[REQUIRED WORK]
Will you repeat only the lines from the one with "Output the Python" through the one with "0.00016, 0.00007, 0.000015, 0.000008, 0.000003, 0.000001, 0.0]", both included, leaving every picture out?

[RECORDS SHOWN]
———

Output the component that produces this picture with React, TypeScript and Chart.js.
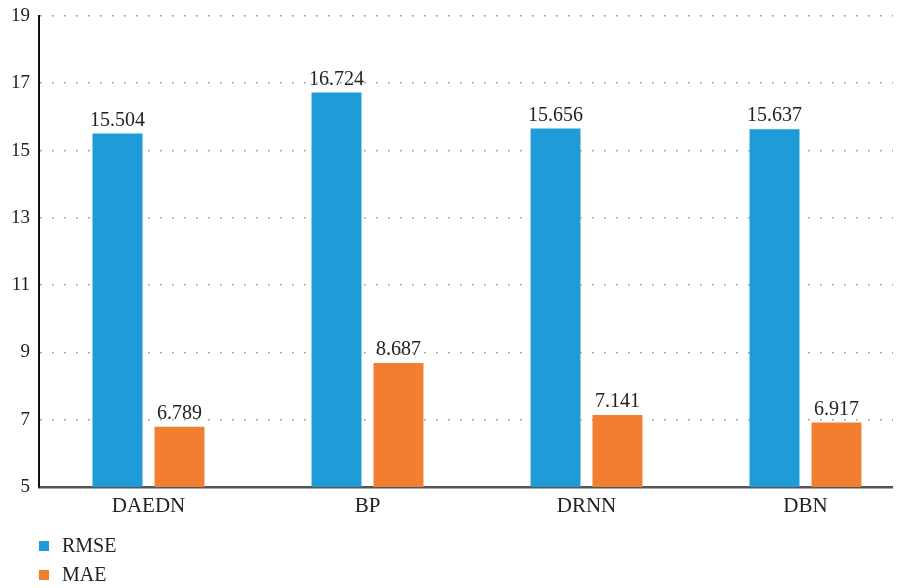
import React, { useEffect, useRef } from "react";
import { Chart, registerables } from "chart.js";

Chart.register(...registerables);

const categories = ["DAEDN", "BP", "DRNN", "DBN"];
const rmseValues = [15.504, 16.724, 15.656, 15.637];
const maeValues = [6.789, 8.687, 7.141, 6.917];
const seriesNames = ["RMSE", "MAE"];
const seriesColors = ["#1f9cd8", "#f27f2f"];
const yTicks = [5, 7, 9, 11, 13, 15, 17, 19];

const FONT = "'Liberation Serif', 'Times New Roman', serif";

const valueLabels = {
  id: "valueLabels",
  afterDatasetsDraw(chart: any) {
    const ctx = chart.ctx;
    ctx.save();
    ctx.font = `20px ${FONT}`;
    ctx.fillStyle = "#222";
    ctx.textAlign = "center";
    ctx.textBaseline = "alphabetic";
    chart.data.datasets.forEach((ds: any, i: number) => {
      const meta = chart.getDatasetMeta(i);
      meta.data.forEach((bar: any, j: number) => {
        ctx.fillText(ds.data[j].toFixed(3), bar.x, bar.y - 8);
      });
    });
    ctx.restore();
  },
};

const verticalLegend = {
  id: "verticalLegend",
  afterDraw(chart: any) {
    const ctx = chart.ctx;
    const left = chart.chartArea.left;
    const base = chart.chartArea.bottom + 59;
    ctx.save();
    ctx.font = `20px ${FONT}`;
    ctx.textBaseline = "middle";
    ctx.textAlign = "left";
    chart.data.datasets.forEach((ds: any, i: number) => {
      const cy = base + i * 29;
      ctx.fillStyle = ds.backgroundColor;
      ctx.fillRect(left, cy - 5, 10, 10);
      ctx.fillStyle = "#222";
      ctx.fillText(ds.label, left + 23, cy + 1);
    });
    ctx.restore();
  },
};

export default function App() {
  const ref = useRef<HTMLCanvasElement>(null);
  useEffect(() => {
    if (!ref.current) return;
    const chart = new Chart(ref.current, {
      type: "bar",
      data: {
        labels: categories,
        datasets: [
          { label: seriesNames[0], data: rmseValues, backgroundColor: seriesColors[0] },
          { label: seriesNames[1], data: maeValues, backgroundColor: seriesColors[1] },
        ],
      },
      options: {
        animation: false,
        responsive: false,
        maintainAspectRatio: false,
        layout: { padding: { top: 8, bottom: 0, left: 0, right: 0 } },
        datasets: {
          bar: { categoryPercentage: 0.566, barPercentage: 0.806 },
        },
        plugins: {
          legend: { display: false },
          tooltip: { enabled: false },
        },
        scales: {
          x: {
            grid: { display: false, drawTicks: false },
            border: { display: true, color: "#555", width: 2.5 },
            ticks: { color: "#222", font: { family: FONT, size: 21 }, padding: 7 },
            afterFit: (s: any) => {
              s.height = 101;
            },
          },
          y: {
            min: 5,
            max: 19,
            afterBuildTicks: (s: any) => {
              s.ticks = yTicks.map((v) => ({ value: v }));
            },
            grid: {
              color: "#9a9a9a",
              lineWidth: 1.6,
              drawTicks: false,
            },
            border: { display: true, color: "#111", width: 2, dash: [1.6, 10.4] },
            ticks: { color: "#222", font: { family: FONT, size: 19 }, padding: 9 },
            afterFit: (s: any) => {
              s.width = 31;
              s.paddingTop = 0;
              s.paddingBottom = 0;
            },
          },
        },
      },
      plugins: [valueLabels, verticalLegend],
    } as any);
    return () => chart.destroy();
  }, []);
  return (
    <div style={{ width: 893, height: 580, overflow: "hidden" }}>
      <canvas ref={ref} width={907} height={580} style={{ display: "block", width: 907, height: 580 }} />
    </div>
  );
}
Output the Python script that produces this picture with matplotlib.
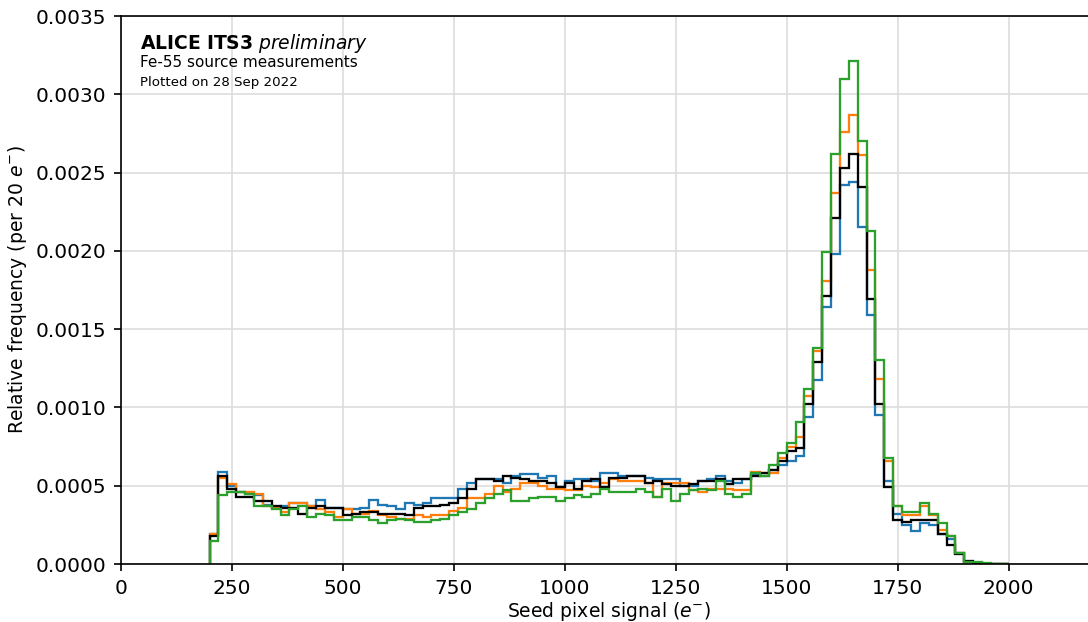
import numpy as np
import matplotlib
matplotlib.use("Agg")
import matplotlib.pyplot as plt

# Fe-55 seed pixel spectra, 20 e- bins starting at 200 e-
bin_start = 200
bin_width = 20

blue = [0.00019, 0.000585, 0.0005, 0.00046, 0.00045, 0.00044, 0.00038, 0.00036, 0.00037, 0.00039,
        0.00039, 0.00037, 0.00041, 0.00036, 0.00036, 0.00035, 0.00035, 0.00036, 0.00041, 0.00038,
        0.00037, 0.00035, 0.00039, 0.00038, 0.00039, 0.00042, 0.00042, 0.00042, 0.00048, 0.00052,
        0.00054, 0.00054, 0.00054, 0.00052, 0.00056, 0.000575, 0.000575, 0.00055, 0.00056, 0.00049,
        0.00053, 0.00054, 0.00054, 0.00053, 0.00058, 0.00058, 0.00056, 0.00056, 0.00056, 0.00055,
        0.00054, 0.00054, 0.00054, 0.0005, 0.0005, 0.00053, 0.00054, 0.00056, 0.00053, 0.00052,
        0.00054, 0.00057, 0.00056, 0.0006, 0.00063, 0.00066, 0.00069, 0.00094, 0.001175, 0.00164,
        0.00198, 0.00242, 0.00244, 0.00215, 0.00159, 0.00095, 0.00053, 0.00032, 0.00025, 0.00021,
        0.00026, 0.00025, 0.00019, 0.00016, 0.00007, 0.000015, 0.000008, 0.000003, 0.000001, 0.0]

orange = [0.00019, 0.00055, 0.00051, 0.00046, 0.00046, 0.00045, 0.00037, 0.00036, 0.00033, 0.00039,
          0.00039, 0.00037, 0.00035, 0.00033, 0.0003, 0.00035, 0.00032, 0.00032, 0.00034, 0.00031,
          0.0003, 0.00029, 0.00029, 0.00031, 0.0003, 0.00031, 0.00031, 0.00034, 0.00036, 0.00042,
          0.00042, 0.00045, 0.0005, 0.00046, 0.00048, 0.00052, 0.00052, 0.0005, 0.00048, 0.00048,
          0.00047, 0.00047, 0.0005, 0.00049, 0.00052, 0.00054, 0.00053, 0.00053, 0.00053, 0.00052,
          0.00043, 0.00052, 0.00052, 0.00052, 0.00047, 0.00046, 0.00048, 0.00048, 0.00048, 0.00047,
          0.00047, 0.00059, 0.00058, 0.00058, 0.00068, 0.00075, 0.00081, 0.00107, 0.00136, 0.00181,
          0.00237, 0.00276, 0.00287, 0.00261, 0.00188, 0.00118, 0.00066, 0.00037, 0.00031, 0.00031,
          0.00037, 0.00031, 0.00022, 0.00018, 0.00007, 0.000015, 0.000008, 0.000003, 0.000001, 0.0]

green = [0.00015, 0.00044, 0.00046, 0.00046, 0.00045, 0.00037, 0.00037, 0.00035, 0.00031, 0.00035,
         0.00037, 0.0003, 0.00032, 0.00031, 0.00028, 0.00028, 0.0003, 0.0003, 0.00028, 0.00026,
         0.00028, 0.00029, 0.00028, 0.00027, 0.00027, 0.00028, 0.00029, 0.00031, 0.00033, 0.00035,
         0.00039, 0.00042, 0.00045, 0.00047, 0.0004, 0.0004, 0.00042, 0.00043, 0.00043, 0.0004,
         0.00042, 0.00044, 0.00043, 0.00045, 0.00048, 0.00046, 0.00046, 0.00046, 0.00048, 0.00046,
         0.00043, 0.00048, 0.0004, 0.00045, 0.00047, 0.00048, 0.00047, 0.00053, 0.00045, 0.00043,
         0.00045, 0.00058, 0.00056, 0.00063, 0.00071, 0.00077, 0.00091, 0.00112, 0.001377, 0.00199,
         0.00262, 0.0031, 0.00321, 0.0027, 0.00213, 0.0013, 0.00068, 0.00037, 0.00033, 0.00033,
         0.00039, 0.00032, 0.00026, 0.00018, 0.00007, 0.000015, 0.00001, 0.000005, 0.000002, 0.000001]

black = [0.00018, 0.000565, 0.00048, 0.00043, 0.00043, 0.0004, 0.0004, 0.00037, 0.00036, 0.00036,
         0.00032, 0.00036, 0.00037, 0.00036, 0.00036, 0.00031, 0.00032, 0.00033, 0.00033, 0.00032,
         0.00032, 0.00032, 0.00031, 0.00036, 0.00037, 0.00037, 0.00038, 0.00039, 0.00042, 0.00048,
         0.00054, 0.00054, 0.00053, 0.00056, 0.00055, 0.00054, 0.00053, 0.00053, 0.00052, 0.00049,
         0.00052, 0.00048, 0.00053, 0.00054, 0.00049, 0.00055, 0.00055, 0.00056, 0.00056, 0.00052,
         0.00053, 0.00051, 0.0005, 0.0005, 0.00051, 0.00053, 0.00053, 0.00054, 0.00051, 0.00054,
         0.00054, 0.00056, 0.00058, 0.0006, 0.00066, 0.00072, 0.00074, 0.00102, 0.00129, 0.00171,
         0.00221, 0.00253, 0.00262, 0.00241, 0.00169, 0.00102, 0.00049, 0.00028, 0.00027, 0.00028,
         0.00028, 0.00028, 0.00019, 0.00012, 0.000065, 0.00002, 0.000008, 0.000003, 0.000001, 0.0]

series = [(blue, "#1f77b4"), (orange, "#ff7f0e"), (black, "black"), (green, "#2ca02c")]

edges = bin_start + bin_width * np.arange(len(blue) + 1)

fig = plt.figure(figsize=(1088 / 150, 622 / 150), dpi=150)
ax = fig.add_axes([120.7 / 1088, 58 / 622, (1097.5 - 120.7) / 1088, 548 / 622])

for vals, col in series:
    ax.stairs(vals, edges, color=col, lw=1.1, baseline=0)

ax.set_xlim(0, 2200)
ax.set_ylim(0, 0.0035)
ax.set_xticks(np.arange(0, 2001, 250))
ax.set_yticks(np.arange(0, 0.00351, 0.0005))
ax.yaxis.set_major_formatter(matplotlib.ticker.FormatStrFormatter('%.4f'))
ax.tick_params(labelsize=9.7)
ax.grid(True, color='#dddddd', lw=0.8)
ax.set_axisbelow(True)

ax.set_xlabel(r"Seed pixel signal ($e^{-}$)", fontsize=9, labelpad=1)
ax.set_ylabel(r"Relative frequency (per 20 $e^{-}$)", fontsize=9, labelpad=3)

# label block in the top-left corner
ax.text(0.02, 0.97, r"$\bf{ALICE\ ITS3}$ $\it{preliminary}$", transform=ax.transAxes,
        fontsize=9, va='top', ha='left')
ax.text(0.02, 0.928, "Fe-55 source measurements", transform=ax.transAxes,
        fontsize=7.3, va='top', ha='left')
ax.text(0.02, 0.89, "Plotted on 28 Sep 2022", transform=ax.transAxes,
        fontsize=6.4, va='top', ha='left')

fig.savefig("out.png", dpi=150)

———

[EXERCISE ANSWER]
Output the Python script that produces this picture with matplotlib.
import numpy as np
import matplotlib
matplotlib.use("Agg")
import matplotlib.pyplot as plt

# Fe-55 seed pixel spectra, 20 e- bins starting at 200 e-
bin_start = 200
bin_width = 20

blue = [0.00019, 0.000585, 0.0005, 0.00046, 0.00045, 0.00044, 0.00038, 0.00036, 0.00037, 0.00039,
        0.00039, 0.00037, 0.00041, 0.00036, 0.00036, 0.00035, 0.00035, 0.00036, 0.00041, 0.00038,
        0.00037, 0.00035, 0.00039, 0.00038, 0.00039, 0.00042, 0.00042, 0.00042, 0.00048, 0.00052,
        0.00054, 0.00054, 0.00054, 0.00052, 0.00056, 0.000575, 0.000575, 0.00055, 0.00056, 0.00049,
        0.00053, 0.00054, 0.00054, 0.00053, 0.00058, 0.00058, 0.00056, 0.00056, 0.00056, 0.00055,
        0.00054, 0.00054, 0.00054, 0.0005, 0.0005, 0.00053, 0.00054, 0.00056, 0.00053, 0.00052,
        0.00054, 0.00057, 0.00056, 0.0006, 0.00063, 0.00066, 0.00069, 0.00094, 0.001175, 0.00164,
        0.00198, 0.00242, 0.00244, 0.00215, 0.00159, 0.00095, 0.00053, 0.00032, 0.00025, 0.00021,
        0.00026, 0.00025, 0.00019, 0.00016, 0.00007, 0.000015, 0.000008, 0.000003, 0.000001, 0.0]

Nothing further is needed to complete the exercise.